What you have to do » Say how many lines contain "matplotlib", using only the number.
## BEGIN Recorded information
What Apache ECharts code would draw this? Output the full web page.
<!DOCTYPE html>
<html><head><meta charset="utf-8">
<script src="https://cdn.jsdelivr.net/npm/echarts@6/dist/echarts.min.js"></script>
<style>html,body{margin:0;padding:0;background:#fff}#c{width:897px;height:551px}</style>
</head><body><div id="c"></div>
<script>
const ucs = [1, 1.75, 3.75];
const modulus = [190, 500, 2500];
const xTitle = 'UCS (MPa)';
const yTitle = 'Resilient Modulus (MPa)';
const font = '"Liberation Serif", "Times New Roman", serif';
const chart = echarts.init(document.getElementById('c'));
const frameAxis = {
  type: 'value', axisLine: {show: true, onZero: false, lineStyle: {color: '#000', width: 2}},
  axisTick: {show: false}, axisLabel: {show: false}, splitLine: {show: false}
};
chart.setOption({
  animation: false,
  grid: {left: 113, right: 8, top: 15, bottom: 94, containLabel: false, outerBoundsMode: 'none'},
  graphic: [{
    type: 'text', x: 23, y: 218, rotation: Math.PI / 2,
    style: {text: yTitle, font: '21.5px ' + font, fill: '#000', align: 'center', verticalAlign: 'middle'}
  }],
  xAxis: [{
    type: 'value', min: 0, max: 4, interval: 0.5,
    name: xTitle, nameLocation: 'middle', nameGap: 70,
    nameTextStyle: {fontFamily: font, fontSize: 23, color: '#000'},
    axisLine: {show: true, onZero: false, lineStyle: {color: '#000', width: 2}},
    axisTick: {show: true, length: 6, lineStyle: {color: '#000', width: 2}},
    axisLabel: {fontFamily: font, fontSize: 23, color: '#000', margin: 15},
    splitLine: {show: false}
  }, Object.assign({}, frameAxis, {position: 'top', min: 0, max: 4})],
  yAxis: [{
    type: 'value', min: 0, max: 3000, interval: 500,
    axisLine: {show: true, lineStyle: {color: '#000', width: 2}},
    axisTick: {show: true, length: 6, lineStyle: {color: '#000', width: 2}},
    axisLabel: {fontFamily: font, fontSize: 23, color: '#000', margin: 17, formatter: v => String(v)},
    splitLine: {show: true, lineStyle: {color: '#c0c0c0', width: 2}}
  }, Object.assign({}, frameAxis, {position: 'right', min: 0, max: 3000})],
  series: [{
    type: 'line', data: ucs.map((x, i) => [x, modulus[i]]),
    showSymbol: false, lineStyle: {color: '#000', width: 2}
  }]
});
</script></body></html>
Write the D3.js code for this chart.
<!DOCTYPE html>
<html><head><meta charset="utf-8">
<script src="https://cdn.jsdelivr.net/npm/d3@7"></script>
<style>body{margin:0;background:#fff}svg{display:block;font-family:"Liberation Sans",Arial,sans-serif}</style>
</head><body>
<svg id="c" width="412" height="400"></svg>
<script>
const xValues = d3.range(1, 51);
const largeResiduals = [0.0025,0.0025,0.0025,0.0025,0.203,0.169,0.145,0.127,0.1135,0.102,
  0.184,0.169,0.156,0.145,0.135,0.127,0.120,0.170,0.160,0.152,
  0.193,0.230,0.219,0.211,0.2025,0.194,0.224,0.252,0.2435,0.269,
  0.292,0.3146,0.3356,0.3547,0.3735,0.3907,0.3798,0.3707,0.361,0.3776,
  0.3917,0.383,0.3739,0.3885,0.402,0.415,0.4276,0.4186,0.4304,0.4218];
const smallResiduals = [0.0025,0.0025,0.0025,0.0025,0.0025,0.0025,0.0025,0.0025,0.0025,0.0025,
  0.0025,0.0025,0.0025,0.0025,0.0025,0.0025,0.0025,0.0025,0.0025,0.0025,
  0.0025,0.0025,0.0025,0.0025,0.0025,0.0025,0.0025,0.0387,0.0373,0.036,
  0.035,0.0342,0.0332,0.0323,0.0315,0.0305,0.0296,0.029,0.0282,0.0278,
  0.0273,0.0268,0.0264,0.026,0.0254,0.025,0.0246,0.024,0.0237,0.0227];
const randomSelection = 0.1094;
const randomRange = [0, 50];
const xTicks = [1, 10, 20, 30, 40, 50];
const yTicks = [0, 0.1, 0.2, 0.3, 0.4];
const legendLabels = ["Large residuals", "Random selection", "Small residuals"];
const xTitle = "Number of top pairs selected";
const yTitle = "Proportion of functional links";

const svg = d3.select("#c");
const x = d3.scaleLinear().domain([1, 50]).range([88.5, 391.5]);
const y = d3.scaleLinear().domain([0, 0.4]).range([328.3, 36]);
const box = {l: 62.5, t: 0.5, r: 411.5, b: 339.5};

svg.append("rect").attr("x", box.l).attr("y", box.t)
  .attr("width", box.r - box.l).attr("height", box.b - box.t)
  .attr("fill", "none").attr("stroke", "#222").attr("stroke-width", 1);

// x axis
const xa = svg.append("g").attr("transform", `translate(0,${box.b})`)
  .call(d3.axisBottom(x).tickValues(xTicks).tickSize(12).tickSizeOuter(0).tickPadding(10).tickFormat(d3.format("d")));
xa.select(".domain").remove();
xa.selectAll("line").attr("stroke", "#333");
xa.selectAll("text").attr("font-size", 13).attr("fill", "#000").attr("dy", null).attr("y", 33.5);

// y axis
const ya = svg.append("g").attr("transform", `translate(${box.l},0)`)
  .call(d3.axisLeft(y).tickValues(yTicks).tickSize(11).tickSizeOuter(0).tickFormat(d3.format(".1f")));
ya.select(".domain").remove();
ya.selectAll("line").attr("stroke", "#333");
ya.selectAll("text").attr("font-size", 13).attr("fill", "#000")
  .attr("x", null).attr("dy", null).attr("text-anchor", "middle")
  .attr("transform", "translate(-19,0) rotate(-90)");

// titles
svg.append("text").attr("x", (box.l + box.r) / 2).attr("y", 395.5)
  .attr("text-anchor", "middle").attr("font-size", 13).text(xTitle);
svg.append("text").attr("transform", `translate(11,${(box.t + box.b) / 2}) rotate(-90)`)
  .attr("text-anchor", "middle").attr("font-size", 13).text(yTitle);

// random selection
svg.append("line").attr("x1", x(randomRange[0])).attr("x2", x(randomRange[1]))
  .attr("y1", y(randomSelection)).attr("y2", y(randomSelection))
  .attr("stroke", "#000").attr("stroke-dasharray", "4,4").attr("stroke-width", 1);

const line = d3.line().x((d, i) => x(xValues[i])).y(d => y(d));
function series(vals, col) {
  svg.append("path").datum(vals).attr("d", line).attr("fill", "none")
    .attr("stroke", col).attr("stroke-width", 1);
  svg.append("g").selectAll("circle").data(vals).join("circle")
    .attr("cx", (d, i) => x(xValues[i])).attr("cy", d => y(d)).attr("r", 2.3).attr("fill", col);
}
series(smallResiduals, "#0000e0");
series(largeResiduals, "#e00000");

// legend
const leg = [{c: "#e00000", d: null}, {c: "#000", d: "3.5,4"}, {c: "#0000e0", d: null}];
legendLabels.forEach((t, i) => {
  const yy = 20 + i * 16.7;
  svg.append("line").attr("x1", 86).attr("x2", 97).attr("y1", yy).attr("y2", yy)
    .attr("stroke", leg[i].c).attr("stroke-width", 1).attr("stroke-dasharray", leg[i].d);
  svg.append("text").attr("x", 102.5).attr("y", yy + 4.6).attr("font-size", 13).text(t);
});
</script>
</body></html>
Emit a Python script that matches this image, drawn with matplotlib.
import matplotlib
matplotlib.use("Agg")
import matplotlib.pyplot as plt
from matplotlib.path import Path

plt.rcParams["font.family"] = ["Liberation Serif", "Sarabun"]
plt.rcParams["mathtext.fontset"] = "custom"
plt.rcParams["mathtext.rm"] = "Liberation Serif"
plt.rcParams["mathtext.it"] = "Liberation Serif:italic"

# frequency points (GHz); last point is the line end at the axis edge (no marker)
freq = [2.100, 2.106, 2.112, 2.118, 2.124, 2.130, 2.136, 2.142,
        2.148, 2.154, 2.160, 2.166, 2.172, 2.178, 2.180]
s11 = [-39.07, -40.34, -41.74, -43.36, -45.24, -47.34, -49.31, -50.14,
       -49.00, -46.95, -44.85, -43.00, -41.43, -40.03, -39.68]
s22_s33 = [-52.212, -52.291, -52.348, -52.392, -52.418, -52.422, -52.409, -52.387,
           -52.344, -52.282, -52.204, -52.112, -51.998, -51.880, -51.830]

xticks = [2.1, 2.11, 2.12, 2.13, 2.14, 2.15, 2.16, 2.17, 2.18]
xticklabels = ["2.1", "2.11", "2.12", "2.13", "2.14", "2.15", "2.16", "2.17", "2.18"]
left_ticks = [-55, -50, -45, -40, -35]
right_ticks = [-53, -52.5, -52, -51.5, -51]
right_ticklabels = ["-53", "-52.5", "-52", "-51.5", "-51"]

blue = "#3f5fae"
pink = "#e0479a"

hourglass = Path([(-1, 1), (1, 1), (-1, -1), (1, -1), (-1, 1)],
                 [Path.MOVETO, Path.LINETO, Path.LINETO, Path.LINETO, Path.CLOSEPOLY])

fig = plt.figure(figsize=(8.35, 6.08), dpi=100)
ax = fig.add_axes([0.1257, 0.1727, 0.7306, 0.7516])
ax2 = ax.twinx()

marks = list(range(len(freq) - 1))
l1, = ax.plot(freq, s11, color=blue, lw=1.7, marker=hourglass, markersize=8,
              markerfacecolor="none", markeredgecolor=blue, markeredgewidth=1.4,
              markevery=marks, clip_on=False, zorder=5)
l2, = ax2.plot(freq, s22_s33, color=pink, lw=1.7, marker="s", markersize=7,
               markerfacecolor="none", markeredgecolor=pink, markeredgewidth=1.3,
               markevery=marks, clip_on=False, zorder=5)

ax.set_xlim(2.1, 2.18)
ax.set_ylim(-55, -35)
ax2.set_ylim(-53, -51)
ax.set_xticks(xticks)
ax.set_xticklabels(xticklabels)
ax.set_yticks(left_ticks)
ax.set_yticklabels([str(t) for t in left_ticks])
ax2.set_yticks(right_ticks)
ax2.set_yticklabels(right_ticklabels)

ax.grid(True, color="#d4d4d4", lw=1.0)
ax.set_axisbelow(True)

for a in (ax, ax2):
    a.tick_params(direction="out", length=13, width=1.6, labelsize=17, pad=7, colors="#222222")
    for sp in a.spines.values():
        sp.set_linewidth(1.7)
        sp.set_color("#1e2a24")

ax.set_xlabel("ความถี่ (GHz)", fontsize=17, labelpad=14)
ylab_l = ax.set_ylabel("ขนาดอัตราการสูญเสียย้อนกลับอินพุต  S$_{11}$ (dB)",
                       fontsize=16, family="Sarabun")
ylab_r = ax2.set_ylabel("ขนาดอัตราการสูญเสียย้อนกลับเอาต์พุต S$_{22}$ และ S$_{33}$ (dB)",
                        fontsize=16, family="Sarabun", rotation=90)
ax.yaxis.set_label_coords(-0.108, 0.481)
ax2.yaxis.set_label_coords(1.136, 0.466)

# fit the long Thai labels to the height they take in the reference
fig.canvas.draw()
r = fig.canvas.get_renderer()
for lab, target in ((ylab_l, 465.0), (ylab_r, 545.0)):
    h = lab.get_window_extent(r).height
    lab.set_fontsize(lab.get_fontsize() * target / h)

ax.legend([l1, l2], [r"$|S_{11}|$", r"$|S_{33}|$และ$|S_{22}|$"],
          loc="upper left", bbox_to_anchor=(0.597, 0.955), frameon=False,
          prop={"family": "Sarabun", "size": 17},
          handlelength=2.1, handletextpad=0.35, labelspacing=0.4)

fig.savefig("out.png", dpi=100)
## END Recorded information
Exercise output » 5